- **GIVEN PROBLEM**
Give an exact transcription of every line, dropping the images.

- **DATA**
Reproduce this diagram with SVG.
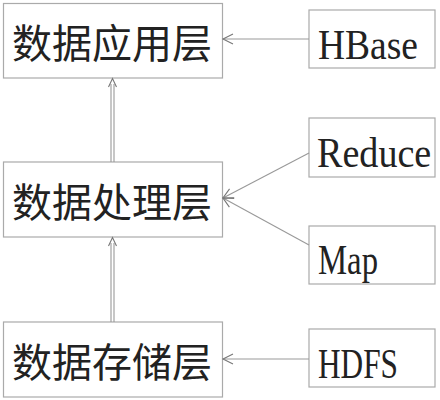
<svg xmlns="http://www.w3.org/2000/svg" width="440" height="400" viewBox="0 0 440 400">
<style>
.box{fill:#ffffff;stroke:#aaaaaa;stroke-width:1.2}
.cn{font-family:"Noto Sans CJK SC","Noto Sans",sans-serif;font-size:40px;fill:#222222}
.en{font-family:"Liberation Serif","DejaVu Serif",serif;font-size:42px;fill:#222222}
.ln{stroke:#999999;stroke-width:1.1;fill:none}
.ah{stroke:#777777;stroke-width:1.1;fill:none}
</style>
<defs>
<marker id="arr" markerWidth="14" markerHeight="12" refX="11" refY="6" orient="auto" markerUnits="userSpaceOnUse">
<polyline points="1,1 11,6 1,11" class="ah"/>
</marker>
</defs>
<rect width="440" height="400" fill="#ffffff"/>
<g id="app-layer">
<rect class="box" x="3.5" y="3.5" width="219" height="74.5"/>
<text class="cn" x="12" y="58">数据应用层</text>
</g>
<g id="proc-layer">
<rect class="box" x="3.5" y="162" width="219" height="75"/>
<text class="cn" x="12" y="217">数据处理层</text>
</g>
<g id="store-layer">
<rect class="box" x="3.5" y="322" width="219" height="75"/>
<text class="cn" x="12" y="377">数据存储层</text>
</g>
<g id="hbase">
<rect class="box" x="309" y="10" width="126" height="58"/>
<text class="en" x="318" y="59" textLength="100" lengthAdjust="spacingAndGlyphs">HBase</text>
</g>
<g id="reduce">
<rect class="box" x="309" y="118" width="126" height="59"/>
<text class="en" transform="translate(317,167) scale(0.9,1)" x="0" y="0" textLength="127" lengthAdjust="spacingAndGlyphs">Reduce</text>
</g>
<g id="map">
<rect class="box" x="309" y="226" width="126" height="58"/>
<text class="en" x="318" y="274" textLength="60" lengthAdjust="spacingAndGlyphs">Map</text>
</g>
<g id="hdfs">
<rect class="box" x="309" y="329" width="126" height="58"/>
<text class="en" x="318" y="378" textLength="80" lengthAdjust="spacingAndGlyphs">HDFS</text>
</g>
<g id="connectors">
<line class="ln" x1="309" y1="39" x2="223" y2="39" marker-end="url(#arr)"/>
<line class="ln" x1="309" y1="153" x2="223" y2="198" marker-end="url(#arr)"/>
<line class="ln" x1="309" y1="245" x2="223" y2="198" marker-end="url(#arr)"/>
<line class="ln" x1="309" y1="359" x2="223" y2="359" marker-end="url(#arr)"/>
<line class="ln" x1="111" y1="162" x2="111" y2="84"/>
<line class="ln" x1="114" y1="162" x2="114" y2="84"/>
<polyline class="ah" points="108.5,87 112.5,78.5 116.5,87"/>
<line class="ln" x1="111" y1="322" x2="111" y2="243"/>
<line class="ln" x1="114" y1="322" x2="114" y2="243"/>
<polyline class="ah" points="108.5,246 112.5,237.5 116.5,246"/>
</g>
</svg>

- **THE ANSWER**
Reproduce this diagram with SVG.
<svg xmlns="http://www.w3.org/2000/svg" width="440" height="400" viewBox="0 0 440 400">
<style>
.box{fill:#ffffff;stroke:#aaaaaa;stroke-width:1.2}
.cn{font-family:"Noto Sans CJK SC","Noto Sans",sans-serif;font-size:40px;fill:#222222}
.en{font-family:"Liberation Serif","DejaVu Serif",serif;font-size:42px;fill:#222222}
.ln{stroke:#999999;stroke-width:1.1;fill:none}
.ah{stroke:#777777;stroke-width:1.1;fill:none}
</style>
<defs>
<marker id="arr" markerWidth="14" markerHeight="12" refX="11" refY="6" orient="auto" markerUnits="userSpaceOnUse">
<polyline points="1,1 11,6 1,11" class="ah"/>
</marker>
</defs>
<rect width="440" height="400" fill="#ffffff"/>
<g id="app-layer">
<rect class="box" x="3.5" y="3.5" width="219" height="74.5"/>
<text class="cn" x="12" y="58">数据应用层</text>
</g>
<g id="proc-layer">
<rect class="box" x="3.5" y="162" width="219" height="75"/>
<text class="cn" x="12" y="217">数据处理层</text>
</g>
<g id="store-layer">
<rect class="box" x="3.5" y="322" width="219" height="75"/>
<text class="cn" x="12" y="377">数据存储层</text>
</g>
<g id="hbase">
<rect class="box" x="309" y="10" width="126" height="58"/>
<text class="en" x="318" y="59" textLength="100" lengthAdjust="spacingAndGlyphs">HBase</text>
</g>
<g id="reduce">
<rect class="box" x="309" y="118" width="126" height="59"/>
<text class="en" transform="translate(317,167) scale(0.9,1)" x="0" y="0" textLength="127" lengthAdjust="spacingAndGlyphs">Reduce</text>
</g>
<g id="map">
<rect class="box" x="309" y="226" width="126" height="58"/>
<text class="en" x="318" y="274" textLength="60" lengthAdjust="spacingAndGlyphs">Map</text>
</g>
<g id="hdfs">
<rect class="box" x="309" y="329" width="126" height="58"/>
<text class="en" x="318" y="378" textLength="80" lengthAdjust="spacingAndGlyphs">HDFS</text>
</g>
<g id="connectors">
<line class="ln" x1="309" y1="39" x2="223" y2="39" marker-end="url(#arr)"/>
<line class="ln" x1="309" y1="153" x2="223" y2="198" marker-end="url(#arr)"/>
<line class="ln" x1="309" y1="245" x2="223" y2="198" marker-end="url(#arr)"/>
<line class="ln" x1="309" y1="359" x2="223" y2="359" marker-end="url(#arr)"/>
<line class="ln" x1="111" y1="162" x2="111" y2="84"/>
<line class="ln" x1="114" y1="162" x2="114" y2="84"/>
<polyline class="ah" points="108.5,87 112.5,78.5 116.5,87"/>
<line class="ln" x1="111" y1="322" x2="111" y2="243"/>
<line class="ln" x1="114" y1="322" x2="114" y2="243"/>
<polyline class="ah" points="108.5,246 112.5,237.5 116.5,246"/>
</g>
</svg>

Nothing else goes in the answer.